An SEC advisory committee recommended in October that the commission rewrite the proposal while seeking to ensure better compliance with a required form that tracks the initial offer. The committee also said the SEC should restrict the number of people eligible to invest by refining the definition of an “accredited investor,” or those considered rich enough to understand the risks and withstand an adverse outcome. About 7.4% of U.S. investors meet the definition.
“They have decided to allow blast marketing of private offerings without any meaningful adjustments to the regulatory structure,” said Mercer E. Bullard, a professor of law at the University of Mississippi and founder of investor advocacy group Fund Democracy. “It’s a complete repudiation of virtually all of the concerns expressed by two Democratic commissioners and the SEC’s own investor advisory committee.”

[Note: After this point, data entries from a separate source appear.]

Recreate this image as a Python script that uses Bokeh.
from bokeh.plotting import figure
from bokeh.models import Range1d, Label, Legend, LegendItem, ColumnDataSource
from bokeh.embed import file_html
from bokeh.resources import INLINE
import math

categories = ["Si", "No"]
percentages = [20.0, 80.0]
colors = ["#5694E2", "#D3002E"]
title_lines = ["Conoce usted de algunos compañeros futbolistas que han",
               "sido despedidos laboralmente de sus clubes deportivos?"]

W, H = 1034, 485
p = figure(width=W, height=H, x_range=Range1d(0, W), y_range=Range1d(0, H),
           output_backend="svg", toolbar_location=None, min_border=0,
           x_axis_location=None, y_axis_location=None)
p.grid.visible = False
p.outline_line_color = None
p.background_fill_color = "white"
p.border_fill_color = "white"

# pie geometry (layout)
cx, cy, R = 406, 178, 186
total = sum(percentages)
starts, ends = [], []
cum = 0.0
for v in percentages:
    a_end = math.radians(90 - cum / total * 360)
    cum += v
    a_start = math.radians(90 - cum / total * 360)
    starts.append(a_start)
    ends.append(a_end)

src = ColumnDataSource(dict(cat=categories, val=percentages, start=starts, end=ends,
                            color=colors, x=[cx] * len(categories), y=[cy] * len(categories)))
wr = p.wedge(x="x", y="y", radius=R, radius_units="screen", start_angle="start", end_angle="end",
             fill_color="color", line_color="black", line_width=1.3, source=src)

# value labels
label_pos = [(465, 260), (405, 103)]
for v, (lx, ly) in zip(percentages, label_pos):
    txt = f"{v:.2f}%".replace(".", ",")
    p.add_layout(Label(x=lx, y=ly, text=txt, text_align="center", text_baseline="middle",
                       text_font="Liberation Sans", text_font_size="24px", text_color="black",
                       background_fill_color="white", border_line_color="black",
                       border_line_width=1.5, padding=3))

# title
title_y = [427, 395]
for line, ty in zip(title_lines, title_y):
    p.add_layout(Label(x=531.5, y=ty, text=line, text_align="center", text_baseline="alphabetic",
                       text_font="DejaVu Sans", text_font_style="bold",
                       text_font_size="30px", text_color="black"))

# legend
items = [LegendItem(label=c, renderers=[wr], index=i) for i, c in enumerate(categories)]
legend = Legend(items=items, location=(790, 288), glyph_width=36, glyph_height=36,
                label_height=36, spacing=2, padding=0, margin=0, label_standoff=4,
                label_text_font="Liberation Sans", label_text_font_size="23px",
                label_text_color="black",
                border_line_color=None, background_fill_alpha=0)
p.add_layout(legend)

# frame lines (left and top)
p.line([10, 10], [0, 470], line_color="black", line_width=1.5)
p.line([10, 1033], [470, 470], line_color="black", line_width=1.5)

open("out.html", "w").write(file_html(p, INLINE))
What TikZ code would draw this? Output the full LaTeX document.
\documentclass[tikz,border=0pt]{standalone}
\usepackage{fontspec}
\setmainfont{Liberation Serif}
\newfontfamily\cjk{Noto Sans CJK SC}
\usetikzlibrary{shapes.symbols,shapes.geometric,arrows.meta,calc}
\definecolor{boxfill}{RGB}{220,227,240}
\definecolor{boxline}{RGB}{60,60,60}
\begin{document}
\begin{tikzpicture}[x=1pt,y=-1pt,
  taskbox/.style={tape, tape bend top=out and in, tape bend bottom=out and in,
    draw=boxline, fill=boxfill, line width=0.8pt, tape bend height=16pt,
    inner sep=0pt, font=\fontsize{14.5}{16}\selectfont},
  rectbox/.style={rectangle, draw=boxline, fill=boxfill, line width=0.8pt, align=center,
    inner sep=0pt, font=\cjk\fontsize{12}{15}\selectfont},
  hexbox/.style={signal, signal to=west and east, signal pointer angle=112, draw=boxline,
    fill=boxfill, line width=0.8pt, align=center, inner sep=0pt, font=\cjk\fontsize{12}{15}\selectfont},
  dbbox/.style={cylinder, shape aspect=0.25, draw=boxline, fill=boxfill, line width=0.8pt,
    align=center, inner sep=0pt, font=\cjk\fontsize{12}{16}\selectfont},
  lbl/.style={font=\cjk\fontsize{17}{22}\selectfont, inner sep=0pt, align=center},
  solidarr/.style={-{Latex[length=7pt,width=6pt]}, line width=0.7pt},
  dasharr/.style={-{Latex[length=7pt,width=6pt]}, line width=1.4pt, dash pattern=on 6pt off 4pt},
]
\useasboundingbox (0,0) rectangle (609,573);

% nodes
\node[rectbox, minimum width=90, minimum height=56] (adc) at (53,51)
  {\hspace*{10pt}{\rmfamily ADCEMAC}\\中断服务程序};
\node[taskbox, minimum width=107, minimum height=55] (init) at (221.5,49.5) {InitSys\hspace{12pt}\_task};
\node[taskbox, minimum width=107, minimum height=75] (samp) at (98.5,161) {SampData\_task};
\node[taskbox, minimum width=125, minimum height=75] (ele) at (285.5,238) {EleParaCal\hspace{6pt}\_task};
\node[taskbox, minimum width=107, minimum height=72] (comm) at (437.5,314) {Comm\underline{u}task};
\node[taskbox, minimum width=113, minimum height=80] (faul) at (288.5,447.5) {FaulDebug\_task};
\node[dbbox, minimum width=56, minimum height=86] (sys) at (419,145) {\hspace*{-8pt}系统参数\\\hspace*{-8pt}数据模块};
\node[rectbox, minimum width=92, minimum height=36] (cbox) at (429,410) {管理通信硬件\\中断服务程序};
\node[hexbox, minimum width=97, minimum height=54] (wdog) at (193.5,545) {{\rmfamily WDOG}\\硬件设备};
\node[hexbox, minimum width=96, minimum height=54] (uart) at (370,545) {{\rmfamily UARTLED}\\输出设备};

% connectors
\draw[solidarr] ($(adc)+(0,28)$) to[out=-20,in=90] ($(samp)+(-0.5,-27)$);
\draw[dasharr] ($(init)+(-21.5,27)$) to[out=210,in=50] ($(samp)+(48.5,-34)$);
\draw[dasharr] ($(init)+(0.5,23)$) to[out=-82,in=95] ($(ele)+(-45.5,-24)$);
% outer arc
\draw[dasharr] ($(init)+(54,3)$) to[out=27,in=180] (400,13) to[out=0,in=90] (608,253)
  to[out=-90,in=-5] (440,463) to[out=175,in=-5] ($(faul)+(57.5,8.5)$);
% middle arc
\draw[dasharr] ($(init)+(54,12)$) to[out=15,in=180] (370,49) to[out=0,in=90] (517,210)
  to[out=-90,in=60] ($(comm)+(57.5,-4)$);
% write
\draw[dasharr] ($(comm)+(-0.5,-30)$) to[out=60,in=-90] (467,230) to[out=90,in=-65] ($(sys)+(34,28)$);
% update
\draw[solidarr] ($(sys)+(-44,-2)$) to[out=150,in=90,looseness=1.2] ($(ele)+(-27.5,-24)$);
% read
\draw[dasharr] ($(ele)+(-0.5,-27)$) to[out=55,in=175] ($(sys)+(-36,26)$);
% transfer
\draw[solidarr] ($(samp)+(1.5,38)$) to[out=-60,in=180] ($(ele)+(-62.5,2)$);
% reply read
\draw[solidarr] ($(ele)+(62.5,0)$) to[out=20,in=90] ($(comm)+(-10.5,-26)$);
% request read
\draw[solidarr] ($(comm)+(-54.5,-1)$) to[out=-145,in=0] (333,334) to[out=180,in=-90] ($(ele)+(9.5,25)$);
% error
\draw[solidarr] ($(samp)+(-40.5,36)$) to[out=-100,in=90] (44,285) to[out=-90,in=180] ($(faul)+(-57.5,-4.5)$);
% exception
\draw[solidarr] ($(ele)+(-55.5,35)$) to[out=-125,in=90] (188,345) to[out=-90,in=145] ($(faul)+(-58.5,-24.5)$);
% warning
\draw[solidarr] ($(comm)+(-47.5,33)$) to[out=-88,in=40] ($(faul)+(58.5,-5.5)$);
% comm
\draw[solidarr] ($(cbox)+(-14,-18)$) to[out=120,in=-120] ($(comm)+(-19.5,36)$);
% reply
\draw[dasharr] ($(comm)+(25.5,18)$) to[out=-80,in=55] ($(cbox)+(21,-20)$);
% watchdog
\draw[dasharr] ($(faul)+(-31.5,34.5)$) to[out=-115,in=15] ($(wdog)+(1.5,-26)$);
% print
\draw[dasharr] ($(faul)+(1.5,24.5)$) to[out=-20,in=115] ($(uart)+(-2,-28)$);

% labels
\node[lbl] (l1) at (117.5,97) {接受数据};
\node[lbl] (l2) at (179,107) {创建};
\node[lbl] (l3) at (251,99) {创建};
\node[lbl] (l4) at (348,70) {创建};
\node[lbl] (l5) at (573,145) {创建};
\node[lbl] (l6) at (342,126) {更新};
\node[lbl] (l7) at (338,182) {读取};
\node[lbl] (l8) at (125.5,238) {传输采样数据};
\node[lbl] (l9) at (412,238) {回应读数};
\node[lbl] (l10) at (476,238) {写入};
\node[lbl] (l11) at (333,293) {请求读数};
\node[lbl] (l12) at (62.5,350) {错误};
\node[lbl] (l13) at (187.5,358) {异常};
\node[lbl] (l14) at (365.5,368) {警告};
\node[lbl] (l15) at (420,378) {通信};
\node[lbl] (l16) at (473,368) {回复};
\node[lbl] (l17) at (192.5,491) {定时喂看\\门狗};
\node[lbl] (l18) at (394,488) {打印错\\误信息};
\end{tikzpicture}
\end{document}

The SEC’s rule specifies two methods for companies to verify a person is qualified to participate, while giving them flexibility to determine other ways. Companies can review federal-tax documents to check the income of the purchaser or get confirmation of a person’s income or wealth from a registered broker, investment adviser, licensed attorney or certified public accountant.
The limit to sell only to accredited investors explains why many hedge funds probably won’t respond to the rule change by taking out print and television ads seeking new investors, said David S. Guin, a partner at Withers Bergman LLP whose clients include hedge funds.
Instead, the rule may free up hedge-fund managers to communicate more freely at conferences and to offer more information about fund performance on their websites, Guin said in a phone interview.
“You wouldn’t expect the type of person who is typically sought as an investor to be investing off of an ad in a newspaper or magazine,” Guin said.